How does social democracy work when there isn’t any money? That is the question that has been taxing those at the top of the Labour Party for some time.
Our immediate, Keynesian response to the crisis staunched the wound and arguably stopped a recession becoming a depression. But the crisis itself showed up the weaknesses of the late 20th century model of social democracy – that of relying on the redistribution of the proceeds of growth, not of changing how that growth affected people early and for the better.
We did not end boom and bust. Economic cycles still happen and our over reliance on the proceeds of finance capital made and still make us deeply vulnerable to shocks to the system. They also made and still make us a deeply unequal country. Not just in terms of how much money people earn, but in terms of how powerful they feel and are.
Today the IPPR is launching a report that will do a great deal of the serious thinking required to set out a new story of social democracy. One that is based around principles that speak to the values the Labour movement has always stood for: The importance of good quality work, the value of contributing to society and fairness in the way society is organised.
Labour needs to spend every second between now and the next election contesting our national story. We need to offer a vision that people recognise as matching the best of our Labour past and speaks to the shared values that has meant they elected us for those values before, but also offers them hope. Hope that we can take the best of Labour values – hard work for fair reward, a society built on solidarity, the empowerment of the many – and rebuild society around them for the long term.

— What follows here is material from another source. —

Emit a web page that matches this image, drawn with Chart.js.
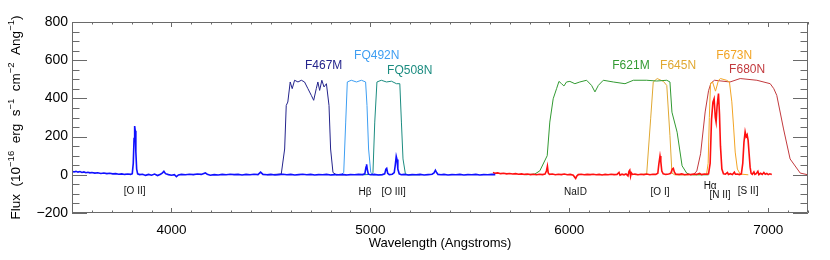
<!DOCTYPE html>
<html>
<head>
<meta charset="utf-8">
<script src="https://cdn.jsdelivr.net/npm/chart.js@4.4.1/dist/chart.umd.min.js"></script>
<style>
  body { margin: 0; background: #fff; }
  canvas { display: block; }
</style>
</head>
<body>
<canvas id="spectrumChart" width="830" height="260"></canvas>
<script>
// observed spectrum, [wavelength (A), flux]
const blueSpectrum = [
  [3500,19],[3510,15],[3520,18],[3530,14],[3540,17],[3550,12],[3560,15],[3570,11],[3580,13],[3590,10],
  [3600,12],[3615,9],[3630,11],[3645,7],[3660,9],[3675,6],[3690,8],[3705,5],[3720,6],[3735,3],
  [3750,5],[3765,2],[3780,4],[3795,2],[3803,6],[3808,60],[3812,190],[3815,255],[3818,230],[3821,120],
  [3825,30],[3830,5],[3840,1],[3855,3],[3870,-3],[3885,2],[3900,-2],[3915,4],[3930,-4],[3945,3],
  [3955,10],[3962,18],[3970,6],[3985,1],[4000,-2],[4015,1],[4025,-10],[4035,-1],[4050,2],[4070,0],
  [4090,3],[4110,1],[4130,4],[4150,2],[4170,10],[4180,3],[4195,-2],[4215,1],[4235,-1],[4255,2],
  [4275,0],[4295,3],[4315,1],[4335,2],[4355,-1],[4375,2],[4395,0],[4415,3],[4435,1],[4448,14],
  [4460,2],[4480,0],[4500,2],[4520,-1],[4540,1],[4560,3],[4580,0],[4600,2],[4620,-1],[4640,1],
  [4660,3],[4680,0],[4700,2],[4720,-1],[4740,1],[4760,0],[4780,2],[4800,-1],[4820,1],[4840,0],
  [4860,2],[4880,-1],[4900,1],[4920,0],[4940,2],[4960,1],[4972,5],[4978,40],[4981,55],[4985,25],
  [4990,3],[5000,0],[5020,2],[5040,-1],[5060,1],[5072,5],[5078,30],[5082,34],[5087,8],[5095,1],
  [5110,3],[5120,12],[5125,50],[5130,97],[5134,80],[5138,30],[5145,5],[5155,0],[5170,2],[5190,-1],
  [5210,1],[5230,0],[5250,2],[5270,-1],[5290,1],[5310,3],[5320,10],[5327,24],[5333,12],[5340,2],
  [5355,0],[5370,2],[5390,-1],[5410,1],[5430,0],[5450,2],[5470,-1],[5490,1],[5510,0],[5530,2],
  [5550,-1],[5570,1],[5590,0],[5610,2],[5628,1]
];

const redSpectrum = [
  [5616,12],[5625,8],[5640,10],[5655,6],[5670,8],[5685,5],[5700,7],[5715,4],[5730,6],[5745,3],
  [5760,5],[5775,2],[5790,4],[5805,1],[5820,3],[5835,0],[5850,3],[5865,1],[5878,4],[5885,20],
  [5890,45],[5894,10],[5900,2],[5915,4],[5930,0],[5945,3],[5960,1],[5975,4],[5990,0],[6005,2],
  [6020,-2],[6028,-14],[6032,-19],[6037,-8],[6045,1],[6060,3],[6075,0],[6090,2],[6105,1],[6120,3],
  [6135,0],[6150,2],[6165,-1],[6180,2],[6195,0],[6210,3],[6225,1],[6240,2],[6250,12],[6255,-2],
  [6265,3],[6275,0],[6285,4],[6295,-6],[6300,18],[6304,24],[6308,-8],[6312,10],[6318,2],[6330,4],
  [6345,0],[6360,3],[6375,1],[6390,4],[6405,0],[6420,3],[6435,2],[6445,8],[6450,55],[6456,98],
  [6460,70],[6465,20],[6472,5],[6485,2],[6500,4],[6510,8],[6518,30],[6523,34],[6528,15],[6535,3],
  [6550,2],[6565,5],[6580,0],[6595,3],[6610,1],[6625,4],[6640,2],[6655,8],[6665,1],[6680,4],
  [6692,3],[6700,5],[6708,60],[6715,290],[6722,380],[6728,398],[6734,300],[6738,276],[6743,360],[6750,425],
  [6755,320],[6760,150],[6767,30],[6775,5],[6785,3],[6795,12],[6800,2],[6810,6],[6820,1],[6830,14],
  [6835,3],[6845,4],[6855,1],[6865,5],[6872,60],[6878,170],[6884,225],[6889,200],[6894,210],[6899,180],
  [6904,110],[6909,40],[6914,8],[6920,3],[6928,15],[6933,2],[6940,6],[6948,18],[6953,1],[6962,8],
  [6970,2],[6978,12],[6985,3],[6993,7],[7000,1],[7008,5],[7018,2]
];

// filter throughput curves, scaled to the flux axis
const f467m = [
  [4480,0],[4552,4],[4569,135],[4577,363],[4585,381],[4597,486],[4607,451],[4619,495],[4636,486],[4653,495],
  [4669,486],[4686,451],[4703,416],[4715,390],[4728,451],[4736,486],[4745,442],[4756,495],[4767,460],[4779,477],
  [4792,363],[4800,135],[4812,12],[4829,0],[4880,0]
];
const fq492n = [
  [4800,0],[4855,2],[4866,12],[4876,276],[4884,486],[4904,495],[4930,486],[4955,495],[4976,486],[4983,363],
  [4991,135],[5002,12],[5015,0],[5060,0]
];
const fq508n = [
  [4960,0],[5005,2],[5013,12],[5022,276],[5033,486],[5055,495],[5081,486],[5106,490],[5131,477],[5148,477],
  [5156,276],[5164,83],[5176,5],[5190,0],[5250,0]
];
const f621m = [
  [5780,0],[5827,4],[5852,21],[5889,100],[5902,276],[5919,398],[5936,451],[5948,489],[5961,477],[5973,465],
  [5986,486],[6003,489],[6028,477],[6053,486],[6087,495],[6112,468],[6129,434],[6146,468],[6171,495],[6221,486],
  [6280,477],[6322,495],[6389,495],[6439,491],[6490,495],[6506,486],[6516,328],[6542,223],[6567,47],[6590,9],
  [6610,0],[6700,0]
];
const f645n = [
  [6330,0],[6389,4],[6409,293],[6422,486],[6442,504],[6473,489],[6490,468],[6506,205],[6516,9],[6530,0],
  [6600,0]
];
const f673n = [
  [6620,0],[6690,3],[6698,60],[6704,300],[6710,480],[6720,486],[6735,438],[6750,495],[6760,504],[6790,495],
  [6805,486],[6817,382],[6826,250],[6834,119],[6845,30],[6859,4],[6900,0]
];
const f680n = [
  [6550,0],[6625,2],[6641,20],[6660,110],[6683,329],[6700,440],[6712,480],[6730,495],[6808,486],[6859,504],
  [6943,495],[7010,477],[7028,451],[7043,416],[7077,240],[7110,83],[7161,9],[7200,0]
];

const filterNames = ['F467M', 'FQ492N', 'FQ508N', 'F621M', 'F645N', 'F673N', 'F680N'];
const filterCurves = [f467m, fq492n, fq508n, f621m, f645n, f673n, f680n];
const lineNames = ['[O II]', 'H\u03b2', '[O III]', 'NaID', '[O I]', 'H\u03b1', '[N II]', '[S II]'];

const xTickLabels = [4000, 5000, 6000, 7000];
const yTickLabels = [-200, 0, 200, 400, 600, 800];

// styles and label placement (in data units)
const filterColors = ['#24248c', '#3e9ef2', '#1c8c80', '#329a32', '#e0a832', '#f2a424', '#c23a3e'];
const filterLabelPos = [[4765,572],[5032,622],[5198,546],[6310,570],[6547,570],[6829,623],[6894,551]];
const lineLabelPos = [[3815,-84],[4973,-89],[5117,-89],[6031,-89],[6456,-89],[6708,-62],[6758,-107],[6899,-87]];

const FONT = "'Liberation Sans', Arial, sans-serif";

function toPoints(pairs) {
  return pairs.map(([x, y]) => ({ x: x, y: y }));
}

const datasets = [
  { data: toPoints(blueSpectrum), borderColor: '#1010ff', borderWidth: 1.6 },
  { data: toPoints(redSpectrum), borderColor: '#ff1010', borderWidth: 1.6 }
];
filterCurves.forEach((curve, i) => {
  datasets.push({ data: toPoints(curve), borderColor: filterColors[i], borderWidth: 1 });
});

const idlFrame = {
  id: 'idlFrame',
  afterDraw(chart) {
    const ctx = chart.ctx;
    const xs = chart.scales.x;
    const ys = chart.scales.y;
    const a = chart.chartArea;
    ctx.save();
    ctx.strokeStyle = '#6a6a6a';
    ctx.lineWidth = 1;
    ctx.beginPath();
    ctx.rect(Math.round(a.left) + 0.5, Math.round(a.top) + 0.5,
             Math.round(a.right - a.left) - 1, Math.round(a.bottom - a.top) - 1);
    // inward ticks, all four sides
    xs.ticks.forEach(t => {
      const px = Math.round(xs.getPixelForValue(t.value)) + 0.5;
      const len = xTickLabels.includes(t.value) ? 5 : 2.5;
      ctx.moveTo(px, a.bottom); ctx.lineTo(px, a.bottom - len);
      ctx.moveTo(px, a.top); ctx.lineTo(px, a.top + len);
    });
    ys.ticks.forEach(t => {
      const py = Math.round(ys.getPixelForValue(t.value)) + 0.5;
      const len = yTickLabels.includes(t.value) ? 15 : 7.5;
      ctx.moveTo(a.left, py); ctx.lineTo(a.left + len, py);
      ctx.moveTo(a.right, py); ctx.lineTo(a.right - len, py);
    });
    ctx.stroke();

    // filter names
    ctx.textAlign = 'center';
    ctx.textBaseline = 'middle';
    ctx.font = '12px ' + FONT;
    filterNames.forEach((name, i) => {
      ctx.fillStyle = filterColors[i];
      ctx.fillText(name, xs.getPixelForValue(filterLabelPos[i][0]), ys.getPixelForValue(filterLabelPos[i][1]));
    });
    // emission / absorption line names
    ctx.fillStyle = '#111';
    ctx.font = '10px ' + FONT;
    lineNames.forEach((name, i) => {
      ctx.fillText(name, xs.getPixelForValue(lineLabelPos[i][0]), ys.getPixelForValue(lineLabelPos[i][1]));
    });

    // axis titles
    ctx.font = '13px ' + FONT;
    ctx.fillStyle = '#000';
    ctx.fillText('Wavelength (Angstroms)', (a.left + a.right) / 2, 243);

    const pieces = [['Flux  (10', 0], ['\u221216', 1], ['  erg  s', 0], ['\u22121', 1], ['  cm', 0],
                    ['\u22122', 1], ['  Ang', 0], ['\u22121', 1], [')', 0]];
    const fontFor = sup => (sup ? '9.5px ' : '13.5px ') + FONT;
    let total = 0;
    pieces.forEach(([txt, sup]) => { ctx.font = fontFor(sup); total += ctx.measureText(txt).width; });
    ctx.translate(15, (a.top + a.bottom) / 2);
    ctx.rotate(-Math.PI / 2);
    ctx.textAlign = 'left';
    ctx.textBaseline = 'alphabetic';
    let x = -total / 2;
    pieces.forEach(([txt, sup]) => {
      ctx.font = fontFor(sup);
      ctx.fillText(txt, x, sup ? -1.5 : 4.5);
      x += ctx.measureText(txt).width;
    });
    ctx.restore();
  }
};

new Chart(document.getElementById('spectrumChart').getContext('2d'), {
  type: 'line',
  data: { datasets: datasets },
  options: {
    responsive: false,
    animation: false,
    parsing: true,
    layout: { padding: { left: 0, right: 22, top: 22, bottom: 0 } },
    elements: { point: { radius: 0 }, line: { tension: 0, fill: false } },
    plugins: { legend: { display: false }, tooltip: { enabled: false } },
    scales: {
      x: {
        type: 'linear',
        min: 3500, max: 7200,
        border: { display: false },
        grid: { display: false, drawTicks: false },
        afterFit: s => { s.height = 47; },
        ticks: {
          stepSize: 100, autoSkip: false, maxRotation: 0, padding: 9,
          color: '#000', font: { family: FONT, size: 13.5 },
          callback: v => (xTickLabels.includes(v) ? String(v) : '')
        }
      },
      y: {
        min: -200, max: 800,
        border: { display: false },
        grid: { display: false, drawTicks: false },
        afterFit: s => { s.width = 72; },
        ticks: {
          stepSize: 50, autoSkip: false, padding: 4,
          color: '#000', font: { family: FONT, size: 14 },
          callback: v => (yTickLabels.includes(v) ? String(v).replace('-', '\u2212') : '')
        }
      }
    }
  },
  plugins: [idlFrame]
});
</script>
</body>
</html>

This is not the time to patch together the old systems in the hope that we can fall back on the old solutions. This is a time for radicalism. That may mean challenging our own shibboleths as much as it does tearing down the economic status quo. In fact, for it to mean anything it must do so. If “power to the people” is ever to mean anything beyond sloganeering, we must at all times challenge the hoarding of power and influence – even in our most beloved and treasured institutions – the NHS, the BBC and most of all Whitehall.
We have seen this happen and work in Labour Councils up and down the country. Deep, devastating cuts from central government have led to an outpouring of astonishing radicalism in our town halls. Places like Manchester and Lambeth are leading the way on empowering their citizens to have real say over how their communities are run. There is proof at local government that this agenda works. National politicians who have – on occassion – been scornful of local politics, and have been complicit in the dis-empowering of councils should now look humbly to local government for the leadership they need and the vision it brings.
The Tories are selling us a vision of managed decline. Of the need for austerity to hit services but not for changes to protect the work that services are there to deliver.
But unlike the wreckers in this government, this cannot be an unbalanced and untrammelled attack only on the power of the state to defend its citizens against the ravages of unchecked market Capitalism. If social democrats are to take up the fight for a more devolved, agile state it cannot be simply to further shift the power away from the people. This is why the rebalancing of the economy towards an equal relationship between finance, producers, consumers and workers (and these are not – of course – mutually exclusive labels) must be an essential part of the story Labour tells of the future of our nation.